Manche waren überrascht, andere fühlten sich wohl in ihrem Verdacht bestätigt, als eine ehemalige Mitarbeiterin des Unicorn Ende Juni erzählte, dass dem Nachhilfe-Start-up Go Student wenig am Lernerfolg der Nutzer und Nutzerinnen liege.

Auf der Website gibt Go Student an, Kindern dabei helfen zu wollen, die Schulnoten nachhaltig zu verbessern. Teil des Konzepts ist dabei das Erstellen eines Lernprofils, das Schüler und Schülerinnen mit der idealen Lehrperson verbinden soll. In Pitches soll davon gesprochen worden sein, dass Go Student noch größer dachte – man wolle die Bildung revolutionieren. Ein hehres Ziel, wenn auch ein lobenswertes. Denn dass unsere Bildung Veränderung braucht, darüber sind sich wohl alle Stakeholder, inklusive Politik und Verwaltung, einig. Ob ein kapitalgetriebenes Start-up, dessen Erfolgsbewertung allein in Euro gemessen wird, dafür die richtige Organisation ist, kann infrage gestellt werden.
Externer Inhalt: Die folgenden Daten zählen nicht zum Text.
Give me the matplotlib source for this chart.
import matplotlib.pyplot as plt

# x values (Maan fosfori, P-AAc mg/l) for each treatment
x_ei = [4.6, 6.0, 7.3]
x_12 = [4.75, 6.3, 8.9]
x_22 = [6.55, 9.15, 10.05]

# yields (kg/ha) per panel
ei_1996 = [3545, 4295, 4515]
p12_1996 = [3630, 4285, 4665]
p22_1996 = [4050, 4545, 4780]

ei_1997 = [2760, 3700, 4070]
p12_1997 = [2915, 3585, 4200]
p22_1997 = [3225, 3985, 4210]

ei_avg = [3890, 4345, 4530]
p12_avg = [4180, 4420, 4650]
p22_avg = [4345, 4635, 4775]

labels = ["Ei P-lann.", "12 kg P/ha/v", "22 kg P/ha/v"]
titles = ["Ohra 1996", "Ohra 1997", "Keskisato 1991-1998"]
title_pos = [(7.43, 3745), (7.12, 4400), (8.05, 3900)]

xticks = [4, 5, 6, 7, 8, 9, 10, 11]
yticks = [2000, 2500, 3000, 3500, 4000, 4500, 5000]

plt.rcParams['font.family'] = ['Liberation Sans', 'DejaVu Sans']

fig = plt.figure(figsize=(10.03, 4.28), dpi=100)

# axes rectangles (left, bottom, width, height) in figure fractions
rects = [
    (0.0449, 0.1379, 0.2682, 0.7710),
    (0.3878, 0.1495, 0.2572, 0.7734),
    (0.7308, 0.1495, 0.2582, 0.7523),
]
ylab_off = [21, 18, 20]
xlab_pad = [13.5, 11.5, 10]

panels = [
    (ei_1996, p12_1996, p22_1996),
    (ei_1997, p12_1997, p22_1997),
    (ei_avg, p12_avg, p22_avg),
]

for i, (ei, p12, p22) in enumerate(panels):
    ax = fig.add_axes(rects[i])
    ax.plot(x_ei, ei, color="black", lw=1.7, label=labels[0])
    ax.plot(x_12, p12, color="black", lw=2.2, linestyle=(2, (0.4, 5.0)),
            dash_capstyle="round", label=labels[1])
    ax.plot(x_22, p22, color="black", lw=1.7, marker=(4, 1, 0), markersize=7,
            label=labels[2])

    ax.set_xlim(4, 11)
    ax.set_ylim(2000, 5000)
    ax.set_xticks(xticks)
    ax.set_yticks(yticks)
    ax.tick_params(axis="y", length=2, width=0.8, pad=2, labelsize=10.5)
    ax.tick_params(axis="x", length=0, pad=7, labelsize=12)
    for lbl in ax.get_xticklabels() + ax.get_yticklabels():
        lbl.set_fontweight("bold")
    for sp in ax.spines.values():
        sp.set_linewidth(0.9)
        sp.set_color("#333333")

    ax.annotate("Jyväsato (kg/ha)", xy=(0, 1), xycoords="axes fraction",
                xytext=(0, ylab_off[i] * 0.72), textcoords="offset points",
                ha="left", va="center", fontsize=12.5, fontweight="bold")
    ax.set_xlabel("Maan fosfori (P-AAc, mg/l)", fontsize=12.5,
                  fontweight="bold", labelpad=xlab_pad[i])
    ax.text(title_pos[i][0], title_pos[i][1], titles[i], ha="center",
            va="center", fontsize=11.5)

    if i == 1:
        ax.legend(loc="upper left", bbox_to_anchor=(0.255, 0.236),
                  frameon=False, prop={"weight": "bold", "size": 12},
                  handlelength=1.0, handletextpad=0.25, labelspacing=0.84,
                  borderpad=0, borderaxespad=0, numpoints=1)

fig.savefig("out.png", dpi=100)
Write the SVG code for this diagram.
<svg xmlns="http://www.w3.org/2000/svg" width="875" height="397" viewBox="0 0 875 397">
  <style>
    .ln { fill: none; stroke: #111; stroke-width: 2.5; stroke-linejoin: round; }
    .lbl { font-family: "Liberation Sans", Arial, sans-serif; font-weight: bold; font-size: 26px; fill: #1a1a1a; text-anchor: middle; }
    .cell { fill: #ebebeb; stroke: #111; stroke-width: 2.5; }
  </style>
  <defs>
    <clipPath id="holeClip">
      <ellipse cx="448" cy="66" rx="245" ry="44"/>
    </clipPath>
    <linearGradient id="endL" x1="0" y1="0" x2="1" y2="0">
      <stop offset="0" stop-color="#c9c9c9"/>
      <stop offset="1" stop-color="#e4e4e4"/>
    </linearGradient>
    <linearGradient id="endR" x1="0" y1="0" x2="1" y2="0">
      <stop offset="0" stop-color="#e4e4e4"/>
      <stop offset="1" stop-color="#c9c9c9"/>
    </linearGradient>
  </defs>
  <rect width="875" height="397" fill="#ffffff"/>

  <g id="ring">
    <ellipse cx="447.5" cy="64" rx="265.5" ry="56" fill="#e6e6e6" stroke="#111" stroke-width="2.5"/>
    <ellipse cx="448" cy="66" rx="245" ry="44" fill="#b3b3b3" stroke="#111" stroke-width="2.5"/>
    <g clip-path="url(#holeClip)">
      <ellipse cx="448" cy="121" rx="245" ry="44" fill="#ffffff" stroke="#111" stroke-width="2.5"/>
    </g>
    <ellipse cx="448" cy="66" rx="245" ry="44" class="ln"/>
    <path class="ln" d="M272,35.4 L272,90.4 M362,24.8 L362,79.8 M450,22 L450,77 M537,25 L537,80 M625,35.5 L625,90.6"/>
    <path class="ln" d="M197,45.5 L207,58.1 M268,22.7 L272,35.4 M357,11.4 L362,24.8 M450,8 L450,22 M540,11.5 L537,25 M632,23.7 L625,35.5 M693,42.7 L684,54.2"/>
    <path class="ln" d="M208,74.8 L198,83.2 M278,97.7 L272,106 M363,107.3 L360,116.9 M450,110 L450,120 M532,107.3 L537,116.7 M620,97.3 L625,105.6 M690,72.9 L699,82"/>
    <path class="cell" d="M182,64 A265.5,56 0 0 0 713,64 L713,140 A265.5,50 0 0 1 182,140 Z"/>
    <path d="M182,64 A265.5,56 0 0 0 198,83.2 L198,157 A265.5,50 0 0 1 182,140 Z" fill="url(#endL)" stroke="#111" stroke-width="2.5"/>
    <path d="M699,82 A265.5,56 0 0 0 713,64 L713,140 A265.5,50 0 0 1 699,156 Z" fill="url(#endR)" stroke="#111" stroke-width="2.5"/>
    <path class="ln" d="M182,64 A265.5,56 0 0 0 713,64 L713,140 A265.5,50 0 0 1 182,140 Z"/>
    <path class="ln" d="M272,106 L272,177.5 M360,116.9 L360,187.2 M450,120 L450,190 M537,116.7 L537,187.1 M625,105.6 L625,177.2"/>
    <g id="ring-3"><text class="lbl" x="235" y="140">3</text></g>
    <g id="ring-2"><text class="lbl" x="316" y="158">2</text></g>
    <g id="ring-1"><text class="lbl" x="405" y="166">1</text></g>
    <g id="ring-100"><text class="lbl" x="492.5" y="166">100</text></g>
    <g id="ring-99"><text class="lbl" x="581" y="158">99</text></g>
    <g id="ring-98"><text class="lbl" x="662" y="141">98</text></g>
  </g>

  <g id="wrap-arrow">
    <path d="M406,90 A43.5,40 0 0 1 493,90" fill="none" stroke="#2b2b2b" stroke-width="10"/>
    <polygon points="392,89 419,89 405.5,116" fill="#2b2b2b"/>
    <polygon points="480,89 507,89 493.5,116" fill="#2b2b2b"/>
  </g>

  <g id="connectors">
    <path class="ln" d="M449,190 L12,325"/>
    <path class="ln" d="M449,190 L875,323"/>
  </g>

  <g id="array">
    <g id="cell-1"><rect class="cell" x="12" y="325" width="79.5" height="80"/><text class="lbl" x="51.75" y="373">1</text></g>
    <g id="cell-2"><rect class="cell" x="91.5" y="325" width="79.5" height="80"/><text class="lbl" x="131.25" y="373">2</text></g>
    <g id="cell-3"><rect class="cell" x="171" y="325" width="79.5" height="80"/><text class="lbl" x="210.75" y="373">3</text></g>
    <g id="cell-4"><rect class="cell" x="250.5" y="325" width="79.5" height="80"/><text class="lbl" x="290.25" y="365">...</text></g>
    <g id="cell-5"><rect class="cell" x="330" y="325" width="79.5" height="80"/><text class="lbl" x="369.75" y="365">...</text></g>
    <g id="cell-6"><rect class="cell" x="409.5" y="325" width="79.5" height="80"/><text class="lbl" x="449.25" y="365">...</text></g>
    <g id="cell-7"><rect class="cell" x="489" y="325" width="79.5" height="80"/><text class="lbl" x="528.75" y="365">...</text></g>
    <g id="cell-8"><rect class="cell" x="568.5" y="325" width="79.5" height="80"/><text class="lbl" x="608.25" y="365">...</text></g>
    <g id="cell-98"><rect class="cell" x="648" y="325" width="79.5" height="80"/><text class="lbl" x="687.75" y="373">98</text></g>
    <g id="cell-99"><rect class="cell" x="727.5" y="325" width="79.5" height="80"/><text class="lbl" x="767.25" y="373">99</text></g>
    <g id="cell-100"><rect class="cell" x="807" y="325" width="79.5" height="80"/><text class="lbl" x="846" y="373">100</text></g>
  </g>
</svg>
Bildung als öffentliches Gut

Wenn das Ziel die Verbesserung der Bildung ist, liegt der Schluss nahe, dass diese Aufgabe jene Organisationen übernehmen sollten, deren Zielsetzung genau das ist: die Verbesserung der Bildung. Womöglich eines von vielen Argumenten dafür, dass Bildung eben doch eine staatliche Aufgabe sein und nicht dem freien Markt überlassen werden sollte.
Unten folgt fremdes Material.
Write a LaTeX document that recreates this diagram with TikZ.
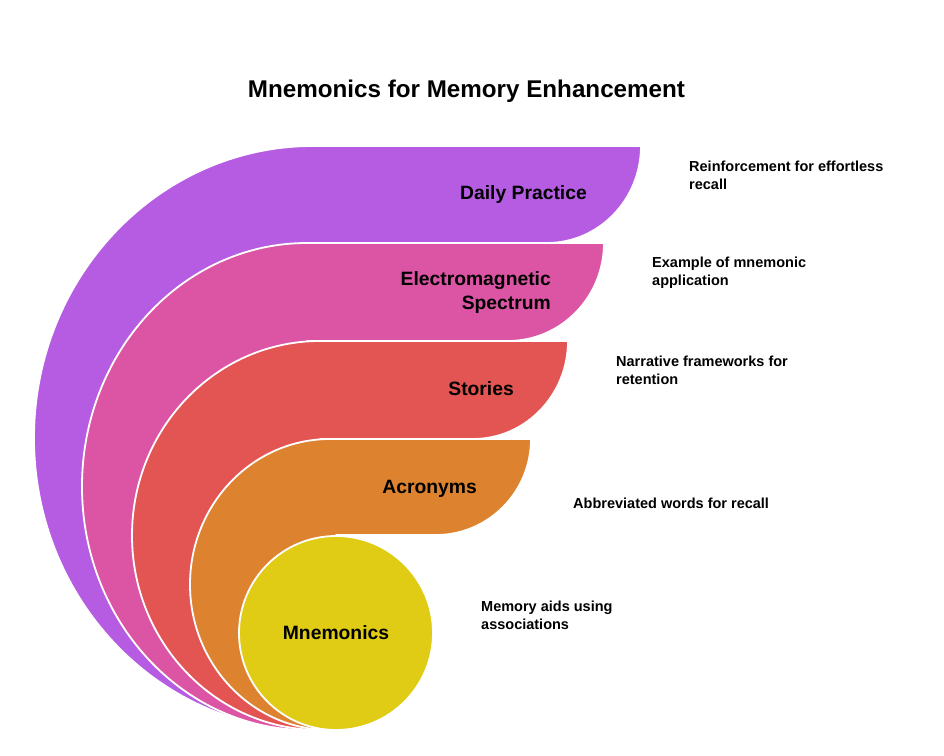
\documentclass[tikz,border=0pt]{standalone}
\usepackage{fontspec}
\setmainfont{Liberation Sans}
\definecolor{cPurple}{HTML}{B65CE2}
\definecolor{cPink}{HTML}{DC55A5}
\definecolor{cRed}{HTML}{E35552}
\definecolor{cOrange}{HTML}{DD822E}
\definecolor{cYellow}{HTML}{E0CC14}
\begin{document}
\begin{tikzpicture}[x=1pt,y=1pt,
  band/.style={draw=white, line width=1.8pt, line join=round},
  lbl/.style={font=\fontsize{19.3}{24}\selectfont\bfseries, inner sep=0pt, text=black},
  desc/.style={font=\fontsize{14.5}{18}\selectfont\bfseries, inner sep=0pt, align=left, anchor=west, text=black}]
\useasboundingbox (0,0) rectangle (944,755);
\fill[white] (0,0) rectangle (944,755);
\node[font=\fontsize{24.2}{29}\selectfont\bfseries, inner sep=0pt] (title) at (466.5,664) {Mnemonics for Memory Enhancement};
% bands, back to front
\path[band, fill=cPurple] (313,25) arc[start angle=270, end angle=90, x radius=279, y radius=292]
  -- (641,609) arc[start angle=0, end angle=-90, x radius=94, y radius=97] -- (313,512) -- cycle;
\path[band, fill=cPink] (307,25) arc[start angle=270, end angle=90, x radius=225, y radius=243.5]
  -- (604,512) arc[start angle=0, end angle=-90, x radius=96, y radius=98] -- (307,414) -- cycle;
\path[band, fill=cRed] (320,25) arc[start angle=270, end angle=90, x radius=188, y radius=194.5]
  -- (568,414) arc[start angle=0, end angle=-90, x radius=95, y radius=98] -- (320,316) -- cycle;
\path[band, fill=cOrange] (330,25) arc[start angle=270, end angle=90, x radius=140, y radius=145.5]
  -- (531,316) arc[start angle=0, end angle=-90, x radius=95, y radius=96] -- (336,220) -- (336,25) -- cycle;
\node[circle, fill=cYellow, draw=white, line width=1.8pt, minimum size=194pt, inner sep=0pt, lbl] (mn) at (336,122) {Mnemonics};
% band labels
\node[lbl, anchor=east] (dp) at (587,560) {Daily Practice};
\node[lbl, anchor=east, align=right] (em) at (551,462.5) {Electromagnetic\\Spectrum};
\node[lbl, anchor=east] (st) at (514,366) {Stories};
\node[lbl, anchor=east] (ac) at (477,266) {Acronyms};
% descriptions
\node[desc] (d1) at (689,580) {Reinforcement for effortless\\recall};
\node[desc] (d2) at (652,482) {Example of mnemonic\\application};
\node[desc] (d3) at (616,384.5) {Narrative frameworks for\\retention};
\node[desc] (d4) at (573,252) {Abbreviated words for recall};
\node[desc] (d5) at (481,140) {Memory aids using\\associations};
\end{tikzpicture}
\end{document}
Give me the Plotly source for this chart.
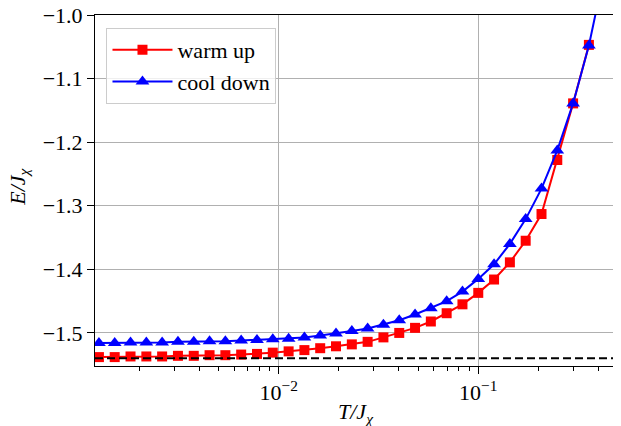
import plotly.graph_objects as go

# Temperatures (T/J_chi)
T_warm = [0.001258, 0.001509, 0.001811, 0.002174, 0.002608, 0.003130, 0.003756,
          0.004507, 0.005409, 0.006491, 0.007789, 0.009346, 0.01122, 0.01346,
          0.01615, 0.01938, 0.02326, 0.02791, 0.03349, 0.04019, 0.04823,
          0.05787, 0.06944, 0.08333, 0.1, 0.12, 0.144, 0.1728, 0.2074,
          0.2488, 0.2986, 0.3583]
E_warm = [-1.538, -1.538, -1.537, -1.537, -1.537, -1.536, -1.536, -1.535,
          -1.535, -1.534, -1.533, -1.531, -1.529, -1.527, -1.524, -1.521,
          -1.518, -1.514, -1.507, -1.500, -1.492, -1.482, -1.469, -1.455,
          -1.437, -1.416, -1.389, -1.355, -1.313, -1.228, -1.139, -1.047]

T_cool = T_warm + [0.4300]
E_cool = [-1.516, -1.516, -1.515, -1.515, -1.515, -1.514, -1.514, -1.513,
          -1.513, -1.512, -1.511, -1.510, -1.509, -1.507, -1.504, -1.501,
          -1.497, -1.493, -1.487, -1.480, -1.471, -1.461, -1.450, -1.435,
          -1.415, -1.392, -1.360, -1.321, -1.273, -1.213, -1.139, -1.048,
          -0.930]

E_ground = -1.540

x_tickvals = [0.01, 0.1]
x_ticktext = ["10<sup>−2</sup>", "10<sup>−1</sup>"]
x_minor = [k * 10.0 ** e for e in (-3, -2, -1) for k in range(2, 10)]
y_tickvals = [-1.5, -1.4, -1.3, -1.2, -1.1, -1.0]

FONT = "Liberation Serif"

fig = go.Figure()
fig.add_trace(go.Scatter(
    x=T_warm, y=E_warm, mode="lines+markers", name="warm up",
    line=dict(color="#ff0000", width=2),
    marker=dict(symbol="square", size=10, color="#ff0000"),
    legendgroup="a", cliponaxis=True))
fig.add_trace(go.Scatter(
    x=T_cool, y=E_cool, mode="lines+markers", name="cool down",
    line=dict(color="#0000ff", width=2),
    marker=dict(symbol="triangle-up", size=12, color="#0000ff"),
    legendgroup="b", cliponaxis=True))

fig.add_shape(type="line", xref="paper", x0=0, x1=1, yref="y",
              y0=E_ground, y1=E_ground,
              line=dict(color="black", width=2, dash="8px,4px"))

fig.add_annotation(text="<i>T/J<sub>χ</sub></i>", xref="paper", yref="paper",
                   x=0.5, y=-0.088, xanchor="center", yanchor="top",
                   showarrow=False, font=dict(family=FONT, size=22))
fig.add_annotation(text="<i>E/J<sub>χ</sub></i>", xref="paper", yref="paper",
                   x=-0.146, y=0.51, xanchor="center", yanchor="middle",
                   textangle=-90, showarrow=False,
                   font=dict(family=FONT, size=22))

# page body has an 8px margin, so the figure is offset by 8px
fig.update_layout(
    width=621, height=426,
    margin=dict(l=87, r=12, t=7, b=68, autoexpand=False),
    paper_bgcolor="white", plot_bgcolor="white",
    font=dict(family=FONT, size=22, color="black"),
    showlegend=True,
    legend=dict(x=0.022, y=0.963, xanchor="left", yanchor="top",
                bgcolor="rgba(255,255,255,0.8)", bordercolor="#cccccc",
                borderwidth=1, font=dict(family=FONT, size=22),
                tracegroupgap=0, traceorder="grouped", itemwidth=60),
)

fig.update_xaxes(
    type="log", range=[-2.920, -0.305], automargin=False,
    tickmode="array", tickvals=x_tickvals, ticktext=x_ticktext,
    ticks="outside", ticklen=7, tickwidth=1, tickcolor="black",
    showgrid=True, gridcolor="#b0b0b0", gridwidth=1,
    showline=True, linecolor="black", linewidth=1, mirror=True,
    minor=dict(tickmode="array", tickvals=x_minor, ticks="outside",
               ticklen=4, tickcolor="black", showgrid=False),
    zeroline=False, ticklabeloverflow="allow",
    tickfont=dict(family=FONT, size=22),
)
fig.update_yaxes(
    range=[-1.552, -1.0], automargin=False,
    tickmode="array", tickvals=y_tickvals, tickformat=".1f",
    ticks="outside", ticklen=7, tickwidth=1, tickcolor="black",
    showgrid=True, gridcolor="#b0b0b0", gridwidth=1,
    showline=True, linecolor="black", linewidth=1, mirror=True,
    zeroline=False, ticklabeloverflow="allow",
    tickfont=dict(family=FONT, size=22),
)

fig.write_html("out.html")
Wie können innovative Elemente in das doch eher innovationsresistente Bildungssystem gebracht werden?
Foto: Imago/Lasse Kristensen/Shotshop

Doch auch das ist leichter gesagt als getan. Denn wie wohl den meisten bekannt ist, die ihre Schulbildung in Österreich absolviert haben oder im österreichischen Bildungssektor tätig sind, verfügt dieses Bildungssystem über eine gewisse Innovationsresistenz. Zwischen der großen Notwendigkeit zur Veränderung und dieser Hürde ergibt sich also ein Spannungsfeld. Eine logische Folge daraus ist wohl, dass Unternehmen ebendort hohe Gewinne wittern.

Dieses Spannungsfeld bietet aber auch die Möglichkeit, Bildungsorganisationen außerhalb des formalen Bildungssystems in ebenjenes einzubetten. So verkündete Bildungsminister Martin Polaschek (ÖVP) vor einigen Wochen den Startschuss eines Schulversuchs, der das Schulfach Wirtschafts- und Finanzbildung in 30 Schulen pilotieren soll. Betreut wird dieser Versuch von der Stiftung für Wirtschaftsbildung, in der sich eine Vielzahl an öffentlichen und privaten Stakeholdern befinden.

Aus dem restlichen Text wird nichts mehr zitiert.